The Tory Brexit shambles stutters on. And it is now abundantly clear after Theresa May’s latest hapless outing in Brussels, that when we leave the EU, on March 29th next year - and that is the only thing she seems sure of - it will be the most gratuitous act of national self-harm that any prime minister could inflict on its people in the disingenuous name of democracy.
Indeed, the only take-away from the EU summit that was previously billed as the historic moment when a deal would ultimately be sealed, was the cold one that May was forced to eat alone in her room while the other EU leaders went out on a pub crawl.
With just five months to go, there remains a fundamental sticking point - how to keep the border free and open between Northern Ireland and Ireland.
And the dilemma at the heart of May’s Brexit nightmare is, and has always been, the need to strike a deal with Europe that she could agree back home; with parliament, with her party and with the DUP, on whom her government relies. It is perhaps no surprise then that when she makes progress on one score, she loses on another. It’s a circle, she simply cannot square.
We now know though, that the EU27 have rejected her Chequers Plan. That’s gone. And the best that can be said of what she achieved last week was a potential extension on the transition period.

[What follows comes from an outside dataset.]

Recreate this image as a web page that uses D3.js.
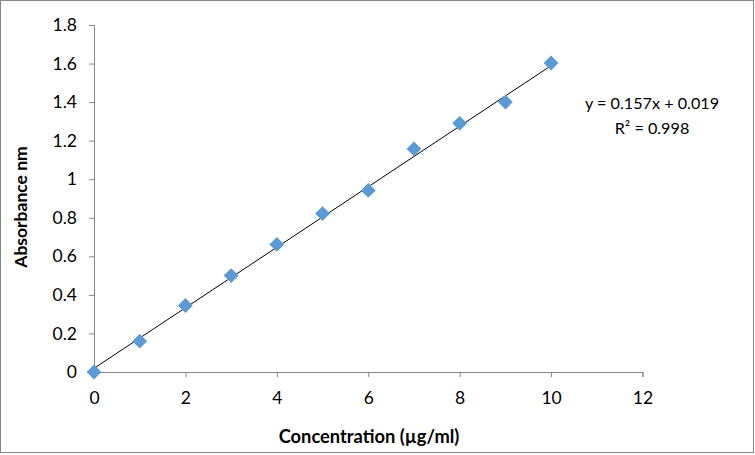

We are about to fall from the plane without a parachute and May has just asked if the fall could take a little longer!
The very idea that Britain would remain any longer within the EU; abiding by its rules, paying into its coffers and in the words of Jacob Rees-Mogg, be that vassal state, has prompted uproar among the Brexiters.
But worse, has brought May dissent on yet another front - the Scottish Tories.
Already angered by the prospect that there could be any deal in which Northern Ireland enjoyed a different relationship with the EU than the rest of the UK, given the clear implications for Scotland, Ruth Davidson’s party has made clear on an extension, it would not countenance any delay to leaving the Common Fisheries Policy.
That’s not about ideology, it’s about political self-interest.
Davidson simply cannot go into the 2021 Scottish parliament elections campaigning against the SNP and a second independence referendum in which they would claim that the nationalists ‘would drag Scottish fishermen back into the CFP’, when her own party has already left them languishing there.
So, now the prime minister doesn’t just have the Northern Ireland MPs to appease, she has upset her Scottish contingent too. For a party that prides itself on upholding the Union, she is making a jolly good fist at tearing it apart.
And in this context, there was surely a rich irony in watching the leader of the SNP speak at an event in London urging the leader of the Conservative and Unionist Party to adopt an approach aimed at unifying the whole of the UK over the EU, just 48-hours before Theresa May was struggling to get her own voice heard in Europe?